Find the lines containing "this" and say how many there are, with no other words.

Data listing
━━━━━━━━━━━━━━━━━━━━━━━━━━━━━━

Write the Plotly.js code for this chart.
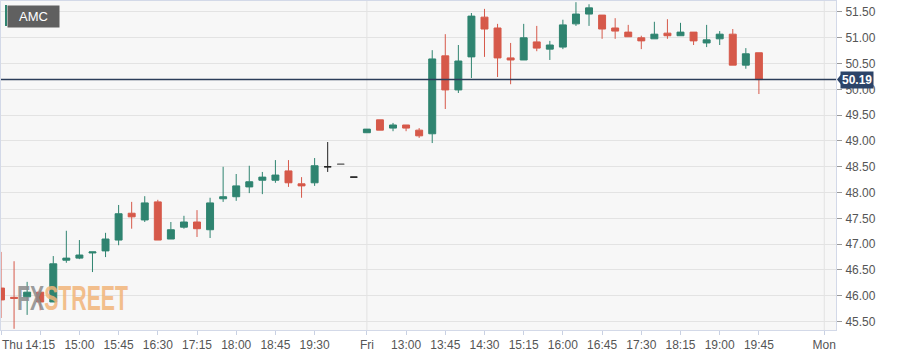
<!DOCTYPE html>
<html>
<head>
<meta charset="utf-8">
<script src="https://cdn.plot.ly/plotly-3.0.1.min.js"></script>
<style>html,body{margin:0;padding:0;background:#fff;}#chart{width:901px;height:356px;}</style>
</head>
<body>
<div id="chart"></div>
<script>
// 15-minute slot index of each candle (Thu 13:30 = 0, Fri session starts at 28)
const slots = [0,1,2,3,4,5,6,7,8,9,10,11,12,13,14,15,16,17,18,19,20,21,22,23,24,25,26,27,
  28,29,30,31,32,33,34,35,36,37,38,39,40,41,42,43,44,45,46,47,48,49,50,51,52,53,54,55,56,57,58];
const openP  = [46.15,45.97,45.98,46.07,45.88,46.69,46.73,46.83,46.87,47.08,47.60,47.47,47.82,47.10,47.33,47.43,47.28,47.88,47.92,48.11,48.24,48.24,48.42,48.17,48.19,48.50,48.55,48.30,
  49.16,49.41,49.25,49.31,49.21,49.14,50.65,49.99,50.63,51.40,51.19,50.61,50.57,50.92,50.78,50.82,51.27,51.46,51.44,51.19,51.11,51.00,50.98,51.09,51.04,51.11,50.90,50.98,51.07,50.47,50.71];
const highP  = [46.85,46.67,46.27,46.11,46.77,47.26,47.08,46.85,47.22,47.76,47.82,47.93,47.86,47.43,47.55,47.66,47.90,48.50,48.36,48.52,48.40,48.63,48.63,48.30,48.67,48.98,48.55,48.30,
  49.23,49.41,49.35,49.31,49.25,50.76,51.07,50.86,51.48,51.56,51.27,50.90,51.27,51.23,50.94,51.35,51.69,51.65,51.44,51.38,51.25,51.04,51.31,51.36,51.29,51.11,51.25,51.13,51.17,50.80,50.71];
const lowP   = [45.57,45.36,45.63,45.72,45.88,46.64,46.71,46.46,46.75,46.98,47.30,47.43,47.08,47.10,47.30,47.14,47.12,47.82,47.84,47.99,47.97,48.19,48.11,47.90,48.13,48.40,48.55,48.30,
  49.16,49.21,49.19,49.19,49.06,48.96,49.62,49.93,50.22,50.63,50.24,50.10,50.57,50.74,50.57,50.78,51.23,51.23,50.98,50.98,51.02,50.78,50.98,50.98,51.04,50.86,50.82,50.86,50.47,50.40,49.91];
const closeP = [45.92,45.95,46.07,45.88,46.62,46.73,46.79,46.85,47.10,47.59,47.53,47.80,47.08,47.28,47.43,47.30,47.80,47.92,48.13,48.21,48.30,48.34,48.19,48.13,48.52,48.50,48.55,48.30,
  49.23,49.21,49.31,49.25,49.10,50.59,49.99,50.55,51.42,51.17,50.61,50.57,51.00,50.80,50.86,51.25,51.46,51.58,51.17,51.13,51.02,50.94,51.07,51.04,51.11,50.94,50.96,51.07,50.47,50.69,50.19];
// flat (no-trade) candles drawn in neutral colours
const flatDark = [25, 27];
const flatGray = [26];
const lastPrice = 50.19;
const tickSlots = [0,3,6,9,12,15,18,21,24,28,31,34,37,40,43,46,49,52,55,58,63];
const tickText  = ['Thu','14:15','15:00','15:45','16:30','17:15','18:00','18:45','19:30','Fri','13:00','13:45','14:30','15:15','16:00','16:45','17:30','18:15','19:00','19:45','Mon'];
const dayStarts = [28, 63];
const symbol = 'AMC';

function pick(ids){
  return {x: ids.map(i=>slots[i]), open: ids.map(i=>openP[i]), high: ids.map(i=>highP[i]),
          low: ids.map(i=>lowP[i]), close: ids.map(i=>closeP[i])};
}
const flatAll = flatDark.concat(flatGray);
const mainIds = slots.map((s,i)=>i).filter(i=>flatAll.indexOf(i)<0);

const GREEN = '#2f8470', RED = '#d6594a';
function cs(ids, upC, dnC, upF, dnF){
  const d = pick(ids);
  return Object.assign(d, {type:'candlestick', hoverinfo:'skip', whiskerwidth:0,
    increasing:{line:{color:upC, width:1}, fillcolor:upF},
    decreasing:{line:{color:dnC, width:1}, fillcolor:dnF}, showlegend:false});
}
const traces = [
  cs(mainIds, GREEN, RED, GREEN, RED),
  cs(flatDark, '#222', '#222', '#222', '#222'),
  cs(flatGray, '#777', '#777', '#777', '#777')
];

const shapes = dayStarts.map(d=>({type:'line', xref:'x', yref:'paper', x0:d, x1:d, y0:0, y1:1,
  line:{color:'#e2e2e2', width:1}, layer:'below'}));
shapes.push({type:'line', xref:'paper', yref:'y', x0:0, x1:1, y0:lastPrice, y1:lastPrice,
  line:{color:'#2c3e5a', width:1.5}});
shapes.push({type:'path', xref:'paper', yref:'y', xsizemode:'pixel', ysizemode:'pixel',
  xanchor:1, yanchor:lastPrice, path:'M 1 0 L 5 -5 L 5 5 Z', fillcolor:'#2c4469', line:{width:0}});
shapes.push({type:'rect', xref:'paper', yref:'paper', x0:4/835, x1:6/835, y0:(330-26)/329, y1:(330-5)/329,
  fillcolor:'#2f8470', line:{width:0}});

// first tick label is left-aligned at the plot edge (as in the reference) instead of centred
const shownTickText = tickText.map((t,i)=> i===0 ? '' : t);

const layout = {
  width:901, height:356,
  margin:{l:1, r:65, t:1, b:26},
  paper_bgcolor:'#ffffff', plot_bgcolor:'#f7f7f7',
  font:{family:'"Liberation Sans", Arial, sans-serif', size:12, color:'#555'},
  boxgap:0.24,
  showlegend:false,
  xaxis:{type:'linear', range:[0, 63.9], rangeslider:{visible:false}, showgrid:false, zeroline:false,
    tickmode:'array', tickvals:tickSlots, ticktext:shownTickText, ticks:'outside', ticklen:4, tickcolor:'#c9d1e3',
    showline:true, linecolor:'#d3d9e8', linewidth:1, mirror:true, tickfont:{size:12, color:'#555'}},
  yaxis:{side:'right', range:[45.337, 51.713], dtick:0.5, tick0:45.5, tickformat:'.2f', showgrid:true,
    gridcolor:'#e3e3e3', gridwidth:1, zeroline:false, ticks:'outside', ticklen:5, tickcolor:'#999',
    showline:true, linecolor:'#d3d9e8', linewidth:1, mirror:true, ticklabelstandoff:1, tickfont:{size:12, color:'#555'}},
  shapes:shapes,
  annotations:[
    {xref:'paper', yref:'paper', x:0, y:0, xanchor:'left', yanchor:'top', xshift:-1, yshift:-6,
     text:tickText[0], showarrow:false, font:{size:12, color:'#555'}},
    {xref:'paper', yref:'y', x:1, y:lastPrice, xanchor:'left', yanchor:'middle', xshift:4,
     text:'<b>'+lastPrice.toFixed(2)+'</b>', showarrow:false, bgcolor:'#2c4469', borderpad:1,
     font:{color:'#ffffff', size:12}},
    {xref:'paper', yref:'paper', x:6/835, y:(330-5)/329, xanchor:'left', yanchor:'top',
     text:symbol, showarrow:false, bgcolor:'#606060', width:51, height:21, borderpad:0, align:'center',
     font:{color:'#ffffff', size:13}},
    {xref:'paper', yref:'paper', x:14/835, y:(330-297)/329, xanchor:'left', yanchor:'middle',
     text:'<span style="fill:#8c8c8c">FX</span><span style="fill:#f2b57a">STREET</span>', showarrow:false,
     opacity:0.85, font:{family:'"Liberation Sans", sans-serif', size:36, weight:700, color:'#f2b57a'}}
  ]
};
Plotly.newPlot('chart', traces, layout, {staticPlot:true, displayModeBar:false}).then(function(gd){
  // squeeze the logo text horizontally to mimic the condensed logotype
  const anns = gd.querySelectorAll('.annotation');
  const logo = anns[anns.length-1];
  if (logo) {
    const t = logo.querySelector('text');
    if (t) {
      const bb = t.getBBox();
      const x0 = bb.x;
      const sx = 111 / bb.width;
      t.setAttribute('transform', 'translate(' + x0 + ',0) scale(' + sx + ',1) translate(' + (-x0) + ',0)');
    }
  }
});
</script>
</body>
</html>
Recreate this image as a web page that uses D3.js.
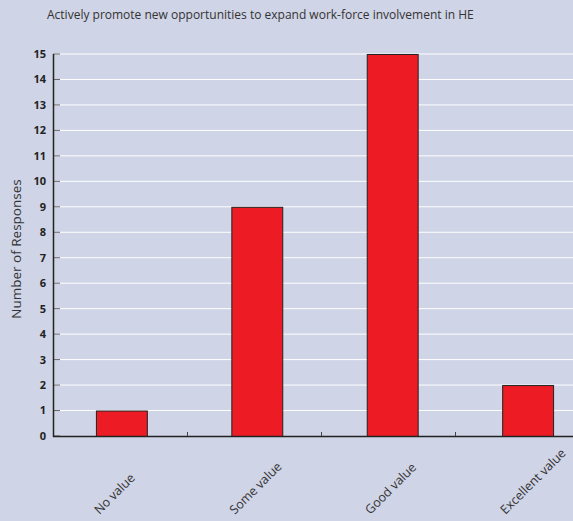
<!DOCTYPE html>
<html><head><meta charset="utf-8">
<script src="https://cdn.jsdelivr.net/npm/d3@7"></script>
<style>body{margin:0;background:#cfd4e6;}svg{display:block;}</style>
</head><body>
<svg id="c" width="573" height="521"></svg>
<script>
const title = "Actively promote new opportunities to expand work-force involvement in HE";
const categories = ["No value", "Some value", "Good value", "Excellent value"];
const values = [1, 9, 15, 2];
const yTicks = [0,1,2,3,4,5,6,7,8,9,10,11,12,13,14,15];
const yLabel = "Number of Responses";

const svg = d3.select("#c");
const W = 573, H = 521;
svg.append("rect").attr("width", W).attr("height", H).attr("fill", "#cfd4e6");

const x = d3.scaleBand().domain(categories).range([53, 596]).paddingInner(0.624).paddingOuter(0.317);
const xb = d3.scaleBand().domain(categories).range([53, 589]);
const y = d3.scaleLinear().domain([0, 15]).range([436, 54]);

// gridlines
svg.append("g").selectAll("line").data(yTicks.filter(d => d > 0)).join("line")
  .attr("x1", 53).attr("x2", W).attr("y1", d => y(d)).attr("y2", d => y(d))
  .attr("stroke", "#ffffff").attr("stroke-width", 1);

// y ticks (inside)
svg.append("g").selectAll("line").data(yTicks).join("line")
  .attr("x1", 53).attr("x2", 60).attr("y1", d => y(d)).attr("y2", d => y(d))
  .attr("stroke", "#666").attr("stroke-width", 1);

// y tick labels
svg.append("g").selectAll("text").data(yTicks).join("text")
  .attr("x", 46).attr("y", d => y(d)).attr("dy", "0.36em")
  .attr("text-anchor", "end").attr("font-family", "Open Sans, sans-serif")
  .attr("font-size", 11).attr("font-weight", "bold").attr("fill", "#222")
  .text(d => d);

// bars
svg.append("g").selectAll("rect").data(values).join("rect")
  .attr("x", (d, i) => x(categories[i]) + 0.5)
  .attr("y", d => y(d) + 0.5)
  .attr("width", x.bandwidth())
  .attr("height", d => y(0) - y(d))
  .attr("fill", "#ed1c24").attr("stroke", "#222").attr("stroke-width", 1);

// axes lines
svg.append("line").attr("x1", 53.5).attr("x2", 53.5).attr("y1", 54).attr("y2", 437)
  .attr("stroke", "#222").attr("stroke-width", 1.5);
svg.append("line").attr("x1", 53).attr("x2", W).attr("y1", 436.5).attr("y2", 436.5)
  .attr("stroke", "#222").attr("stroke-width", 1.5);

// x ticks at band boundaries
svg.append("g").selectAll("line").data(categories.slice(1)).join("line")
  .attr("x1", d => xb(d) + 0.5).attr("x2", d => xb(d) + 0.5)
  .attr("y1", 436).attr("y2", 432).attr("stroke", "#444").attr("stroke-width", 1);

// x labels
svg.append("g").selectAll("text").data(categories).join("text")
  .attr("transform", d => `translate(${x(d) + x.bandwidth()/2 - 22},${515}) rotate(-45)`)
  .attr("text-anchor", "start").attr("font-family", "Open Sans, sans-serif")
  .attr("font-size", 12.5).attr("fill", "#333").text(d => d);

// y label
svg.append("text").attr("transform", `translate(21,249) rotate(-90)`)
  .attr("text-anchor", "middle").attr("font-family", "Open Sans, sans-serif")
  .attr("font-size", 13.5).attr("fill", "#333").text(yLabel);

// title
svg.append("text").attr("x", 47).attr("y", 19)
  .attr("font-family", "Open Sans, sans-serif").attr("font-size", 12)
  .attr("fill", "#333").text(title);
</script>
</body></html>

━━━━━━━━━━━━━━━━━━━━━━━━━━━━━━

§ **Correct result**:
2